When previously those supporters said “give him a chance,” Mr. Joven said, now they assert, “He might have done some bad things, but nobody’s perfect. We have to forgive.”
“But we Catholics have a process for forgiveness,” he said. “It involves repentance and a penance. We’re asking the oppressed to carry the sins that have been given and to provide forgiveness to someone who is unrepentant and has not paid a penance. It’s like we’re holding these powerful figures to a lower standard.”
“For me,” said Ms. Lopez, “working here really is God working in my life.” She came to Migrant and Refugee Services by accident; she was finishing law school and needed a job. “After I started, I found out my dad was a client back when it first began.”
But the barrage of anti-immigrant rhetoric today makes her work harder than it should be. “We’re privileged to be able to do this work and at this time when the need is so critical,” she said. “But it is difficult when you face so much criticism for just trying to help people.”
“I would just appreciate folks to listen,” said Mr. Joven. “Even if they don’t believe me, to maybe just [hold and listen.]

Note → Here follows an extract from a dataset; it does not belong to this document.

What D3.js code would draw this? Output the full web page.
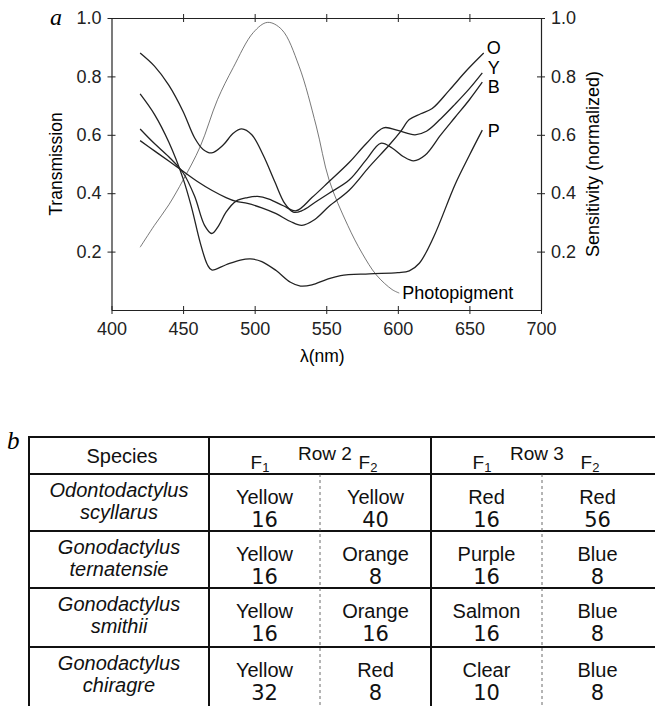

“I had my first daughter last October,” he said. “And I came back after paternity leave and received a phone call from someone looking for legal advice. Her husband had been detained, and because he had been detained they lost their car and they were short on rent. And she was a new mother.”
“Her child was born two months before mine,” Mr. Joven said. He pauses for a moment; I can hear the emotion in his voice.
“There are names,” he said, pushing on. “There are real stories behind the numbers that you see.”